So @johnmc would you mind telling me how many ROIs were the basis of your model? Maybe it indeed works fine with an appropriate number of self-annotated images…

I used 8 images from two different treatment groups and the test was another 4 images from a third treatment group. I used what I had which were 1860 x 1396 pixel size images despite the suggestion that smaller images might be a sufficient. There are roughly 1000 cells in each image. If you want to combine training sets then yes, you will have to slog thru and make sure everything is compatible. Why do you need a model that can do everything?

Hi @TMM-98,
the authors of stardist provide a curated DSB dataset for their example notebooks, which fits the needed structure and should run out of the box. See example notebook here
or directly assets of initial release here.


that is exactly what I was searching for! I wasn’t able to access the files from the notebook before, but the initial release is working fine - thanks!!

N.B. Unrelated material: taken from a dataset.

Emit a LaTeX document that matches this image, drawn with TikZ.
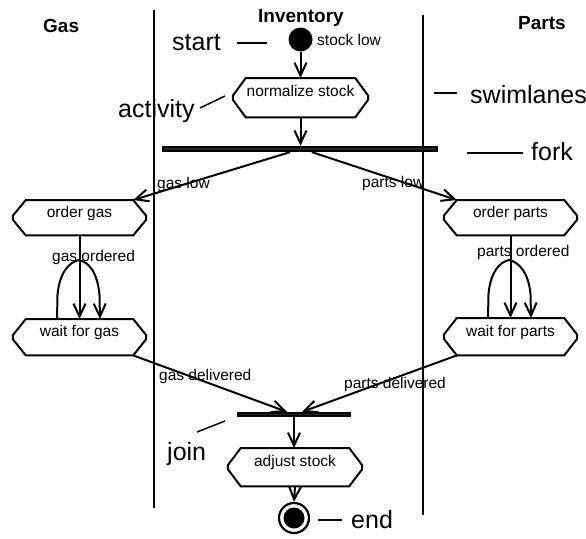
\documentclass[tikz,border=0pt]{standalone}
\usepackage{fontspec}
\setmainfont{Liberation Sans}
\usetikzlibrary{arrows.meta,calc}
\newcommand{\actoutline}[1]{%
  \draw[boxline] ($(#1.north west)+(13,0)$) -- ($(#1.north east)+(-13,0)$) -- ($(#1.east)+(0,-2)$) -- ($(#1.east)+(0,2)$) -- ($(#1.south east)+(-13,0)$) -- ($(#1.south west)+(13,0)$) -- ($(#1.west)+(0,2)$) -- ($(#1.west)+(0,-2)$) -- cycle;}
\tikzset{
  small/.style={font=\fontsize{15.5}{18}\selectfont, inner sep=0pt},
  head/.style={font=\bfseries\fontsize{19}{22}\selectfont, inner sep=0pt, anchor=base west},
  big/.style={font=\fontsize{25}{30}\selectfont, inner sep=0pt, anchor=base west},
  lbl/.style={small, anchor=base west},
  actv/.style={small, inner xsep=0pt, inner ysep=0pt, anchor=north},
  boxline/.style={line width=2pt, line join=miter},
  arr/.style={line width=2pt, -{Straight Barb[length=13pt,width=12pt]}},
  lane/.style={line width=2pt},
  bar/.style={fill=black!85, draw=black, line width=1.8pt, inner sep=0pt},
  leader/.style={line width=1.5pt},
}
\begin{document}
\begin{tikzpicture}[x=1pt,y=-1pt]
\useasboundingbox (0,0) rectangle (586,538);
% swimlanes
\coordinate (l1t) at (154,10); \coordinate (l1b) at (154,508);
\coordinate (l2t) at (423,15); \coordinate (l2b) at (423,515);
\draw[lane] (l1t) -- (l1b);
\draw[lane] (l2t) -- (l2b);
% headers
\node[head] (hgas) at (43,32) {Gas};
\node[head] (hinv) at (258,23) {Inventory};
\node[head] (hpar) at (518,29.3) {Parts};
% activities
\node[actv, text height=18pt, text depth=21pt, minimum width=135pt] (ns) at (300.5,78) {normalize stock};
\node[actv, text height=17pt, text depth=18pt, minimum width=133pt] (og) at (79.5,200) {order gas};
\node[actv, text height=17pt, text depth=19pt, minimum width=133pt] (wg) at (79.5,319) {wait for gas};
\node[actv, text height=17pt, text depth=18pt, minimum width=133pt] (op) at (510.5,200) {order parts};
\node[actv, text height=18pt, text depth=19pt, minimum width=133pt] (wp) at (510.5,318) {wait for parts};
\node[actv, text height=18pt, text depth=20pt, minimum width=134pt] (as) at (295,448) {adjust stock};
\actoutline{ns}\actoutline{og}\actoutline{wg}\actoutline{op}\actoutline{wp}\actoutline{as}
% start / end
\node[circle, fill=black, minimum size=24pt, inner sep=0pt] (st) at (300.5,39.5) {};
\node[circle, draw, line width=2.2pt, minimum size=30pt, inner sep=0pt] (en) at (294,518) {};
\node[circle, fill=black, minimum size=21pt, inner sep=0pt] (enin) at (294,518) {};
% bars
\node[bar, minimum width=274pt, minimum height=4.5pt] (fork) at (300,149) {};
\node[bar, minimum width=112pt, minimum height=3.5pt] (join) at (294,414.5) {};
% connectors
\draw[arr] (st.south) -- (ns.north);
\draw[arr] (ns.south) -- (ns.south |- fork.north);
\draw[arr] ($(fork.south)+(-10,0)$) -- ($(og.north east)+(-13,0)$);
\draw[arr] ($(fork.south)+(12,0)$) -- ($(op.north west)+(13,0)$);
\draw[arr] (og.south) -- (wg.north);
\draw[arr] ($(wg.north)+(-22.5,0)$) -- ($(wg.north)+(-22,-24)$) .. controls ($(wg.north)+(-20,-47)$) and ($(wg.north)+(-10,-57)$) .. ($(wg.north)+(-0.5,-59)$) .. controls ($(wg.north)+(9,-57)$) and ($(wg.north)+(18,-47)$) .. ($(wg.north)+(20,-24)$) -- ($(wg.north)+(20.5,0)$);
\draw[arr] (op.south) -- (wp.north);
\draw[arr] ($(wp.north)+(-22.5,0)$) -- ($(wp.north)+(-22,-24)$) .. controls ($(wp.north)+(-20,-46)$) and ($(wp.north)+(-11,-56)$) .. ($(wp.north)+(-1.5,-58)$) .. controls ($(wp.north)+(8,-56)$) and ($(wp.north)+(18,-46)$) .. ($(wp.north)+(20,-24)$) -- ($(wp.north)+(20.5,0)$);
\draw[arr] ($(wg.south east)+(-13,0)$) -- ($(join.north)+(-7,0)$);
\draw[arr] ($(wp.south west)+(13,0)$) -- ($(join.north)+(8,0)$);
\draw[arr] (join.south) -- (join.south |- as.north);
\draw[arr] (as.south) -- (en.north);
% connector labels
\node[lbl] (tsl) at (317,45) {stock low};
\node[lbl] (tgl) at (157,188) {gas low};
\node[lbl] (tpl) at (362,187) {parts low};
\node[lbl] (tgo) at (52,261) {gas ordered};
\node[lbl] (tpo) at (477,256) {parts ordered};
\node[lbl] (tgd) at (159,380) {gas delivered};
\node[lbl] (tpd) at (344,388) {parts delivered};
% annotations
\node[big] (astart) at (172,50) {start};
\node[big] (aact) at (118,117) {activity};
\node[big] (aswim) at (470,103) {swimlanes};
\node[big] (afork) at (531,160) {fork};
\node[big] (ajoin) at (167,460) {join};
\node[big] (aend) at (351,528) {end};
\draw[leader] (237,43) -- (267,43);
\draw[leader] (200,108) -- (225,96);
\draw[leader] (434,93) -- (457,93);
\draw[leader] (467,153) -- (523,153);
\draw[leader] (197,432) -- (225,421);
\draw[leader] (318,520) -- (342,520);
\end{tikzpicture}
\end{document}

@johnmc - you are right in principle, I don’t need my model to be able to deal with everything. But I wan’t to make sure that the basic nuclei detection is bulletproof and therefore want to train my model with as many “normal” cases as possible, since my main problem was that the standard model refuses to recognise my DAB+ brownish nuclei. So I take the DSB data as a basis and add about 50 images containing DAB+ cells. Thanks for your help!